Las celebraciones de las fiestas septembrinas son embarazosas para quienes no gustan de los mariachis y el pozole, pues suelen ser acusados de traición a la patria. Concebimos el nacionalismo como un sentimiento de masividad a flor de piel que explota ante cualquier cielito lindo; sin embargo, el nacionalismo cultural mexicano es una larga mezcla y sedimentación de experiencias históricas, posturas intelectuales y realizaciones artísticas. 

La primera huella de esta sedimentación se encuentra antes de la Independencia, en el poderoso sentimiento de singularidad del criollismo novohispano (y sus invenciones del clasicismo indiano, el precristianismo americano y la virgen de Guadalupe); se fortalece con las luchas por la Independencia; se curte con las batallas contra las intervenciones extranjeras y experimenta su clímax después de la Revolución.

En la primera mitad del siglo XX, el nacionalismo constituyó un movimiento cultural rico que, con razón, imantó la imaginación de su tiempo. Si el nacionalismo fue una política pública hábilmente encauzada por Vasconcelos y sus sucesores, también fue un clima de ideas vivas que atrajo a muchos creadores eminentes de la época y que, en sus mejores manifestaciones, incluyó espontaneidad y rigor artístico, experimentación y nostalgia, confluencia de lo local y lo universal.

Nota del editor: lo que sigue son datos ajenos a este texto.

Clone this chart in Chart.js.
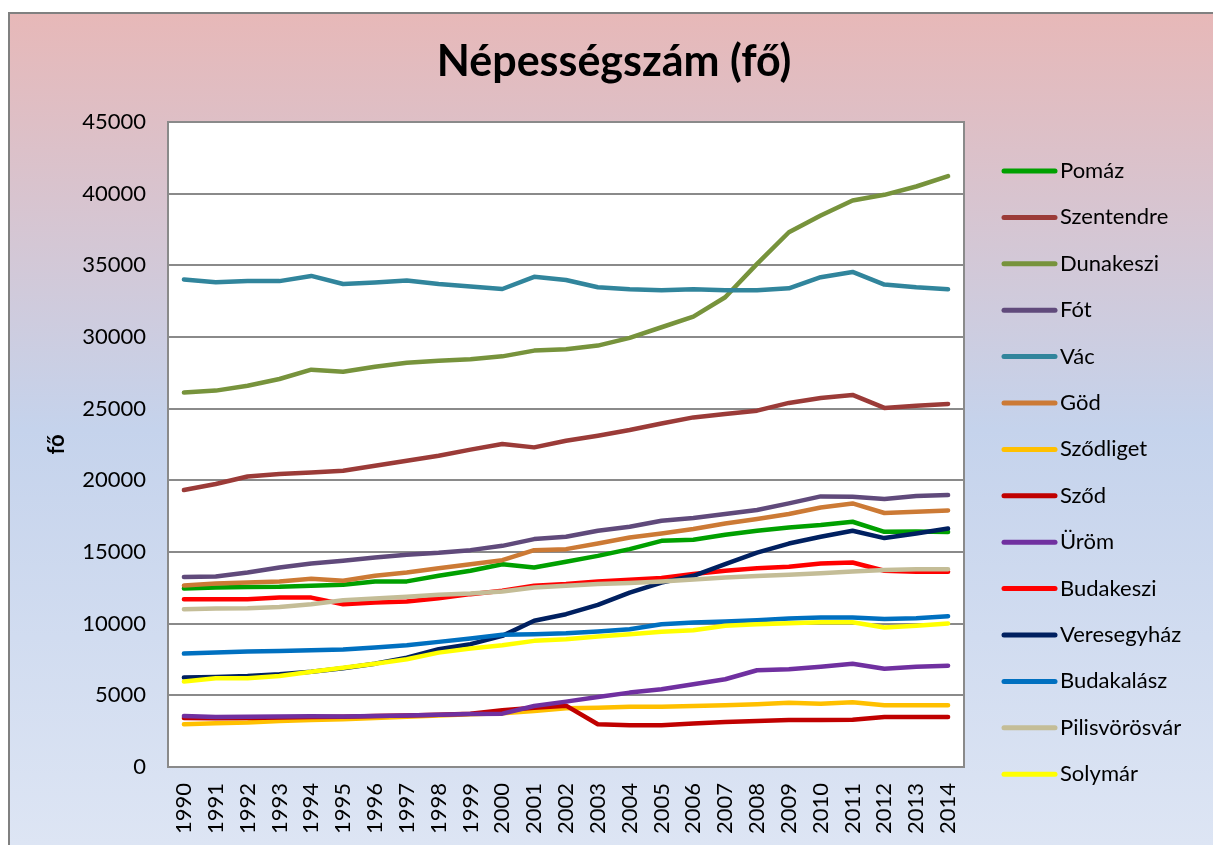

Sin embargo, el nacionalismo también sufrió delirios de grandeza; fue medio de instrumentalización y cooptación política y, al lado de sus cumbres estéticas, dejó sobreabundancia de mediocridad y cursilería. Por lo demás, el nacionalismo cultural, aunque no fue racista ni belicista, tuvo un ángulo faccioso que arremetió contra quienes no se plegaban a sus ortodoxias (los Contemporáneos, Alfonso Reyes, Octavio Paz).

Los debates de la primera mitad del siglo pasado entre nacionalismo y cosmopolitismo, entre literatura pura y comprometida, entre cultura de élite y revolucionaria parecerían enterrados en nuestra más remota (y divertida) arqueología polémica; no obstante, actualmente desde instancias culturales oficiales se reviven estas discusiones en su carácter más anacrónico y enconado.

Desde luego, repensar la dialéctica entre lo nacional y lo universal no es ocioso en un entorno en el que en muchos países emblemáticos de la modernidad se imponen ideologías nativistas y supremacistas y en el que los nuevos proteccionismos amenazan con frustrar las ilusiones de la globalización. Si bien este entorno amenazante requiere una manera inteligente de entender los intereses nacionales, lo que menos se necesita es un nacionalismo de sombrero y canana, sino una conciencia de las experiencias históricas, las coincidencias intelectuales y las afinidades culturales que, en una sociedad democrática y plural, identifican a los individuos como parte de un consenso nacional. Un ejercicio muy parecido, por cierto, al que practicaron hace décadas ovejas negras y nacionalistas vergonzantes, como Reyes o Paz.